Как религиозный мыслитель и глубоко верующий христианин, Достоевский всегда искал просветляющее начало, способное опровергнуть разрушительный бунт, противостоять нигилизму отчаяния. В финале "Преступления и наказания" Раскольников переживает глубокое нравственное перерождение, но это, говорит автор, уже другая история. Он рассказал ее в "Идиоте" -- романе о "положительно прекрасном человеке", собирался продолжить в "Житии великого грешника".
У Фолкнера отношения с богом были куда интимнее, неформальные, как сейчас бы сказали, отношения. Как мы видели, Библия привлекала его живостью характеров и положений, Евангелие (за одним-единственным исключением, о котором дальше) -- высотой поэзии. "Мы говорили о Сартре и Камю, -вспоминает Лоик Бювар, французский студент, изучавший в Принстоне политические науки, -- и я заметил, что молодежь теперь переходит от веры в бога к вере в человека. Наверное, сказал Фолкнер, вы все же заблуждаетесь, отказываясь таким образом от бога. Бог есть. Это он создал человека. Если вы не считаетесь с богом, вас ждет тупик. Вы вопрошаете бога, а затем начинаете сомневаться, спрашивать: "Почему, зачем?" -- и бог исчезает... Конечно, я говорю не о персонифицированном или механическом боге, но о боге, являющемся наиболее законченным выражением человечества, о боге, существующем как в вечности, так и сегодня".
Это запись по памяти, а вот -- стенограмма беседы'
Вопрос. Что, художник использует христианство просто как инструмент, наподобие того, как плотник орудует молотком?
Ответ. У плотника молоток всегда под рукой. Все -- христиане, если мы только договоримся, что понимать под этим словом. Это индивидуальный кодекс поведения каждого, следуя которому личность возвышает себя над собственной природой. Каков бы ни был символ -- крест, распятие, да что угодно,-- этот символ есть напоминание человеку о его долге перед человеческой расой. Христианские аллегории -- это матрицы самопознания и самооценки. Они не могут научить человека добру, как учебники учат началам математики. Они говорят ему, как открыть себя, как выработать моральный кодекс и стандарты поведения, в согласии с своими возможностями и устремлениями, показывают несравненный пример страдания, жертвенности и обещания, надежды.

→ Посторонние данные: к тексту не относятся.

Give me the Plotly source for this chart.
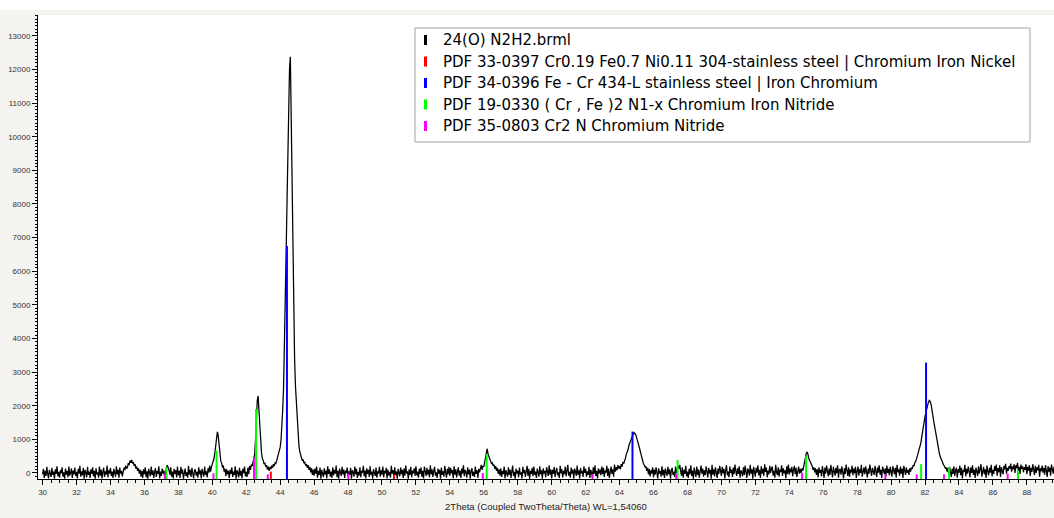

А такое, например, рассуждение доброму верующему могло бы показаться профанацией: "Пишешь о том, что знаешь, а христианская легенда -- она в сознании любого христианина; несомненно, она также и в сознании мальчишки из провинции, из южной провинции. Мое детство, да и вся жизнь прошли в маленьком городке штата Миссисипи, и христианство вошло в мое сознание. Я с этим вырос. Я ни о чем особенном не думал -- просто принял его. Оно есть во мне -- и все. То есть совершенно не имеет значения, верю я в бога или нет, просто христианство -- во мне".
Вряд ли, конечно, от художника, рассуждающего таким образом, можно ожидать создания образов, хоть отдаленно напоминающих Льва Николаевича Мышкина или Алешу Карамазова; тем более -- трудно ожидать четких формул-идей. И все-таки Гарри Уилберн свое кредо высказывает, свое "верую" произносит.
Но не сразу.
Читавшие "Дикие пальмы" заметили, конечно, сколь выпрямленным оказался в нашем изложении сюжет романа.
Собственно, не сюжет даже, ибо единого сюжета нет, это роман-кентавр, в котором параллельно, нигде на поверхности не пересекаясь, текут два повествовательных потока. Рассказ о приключениях любовников постоянно прерывается рассказом о приключениях безымянного персонажа -- Высокого 'Каторжника. События разделены не только в пространстве, но и во времени, между ними -- десять лет, но могло бы быть больше, могло меньше -- никакого значения это не имеет. Параллельная история озаглавлена -- "Старик", так -почтительно, и любовно, и опасливо -- называют Миссисипи здешние негры.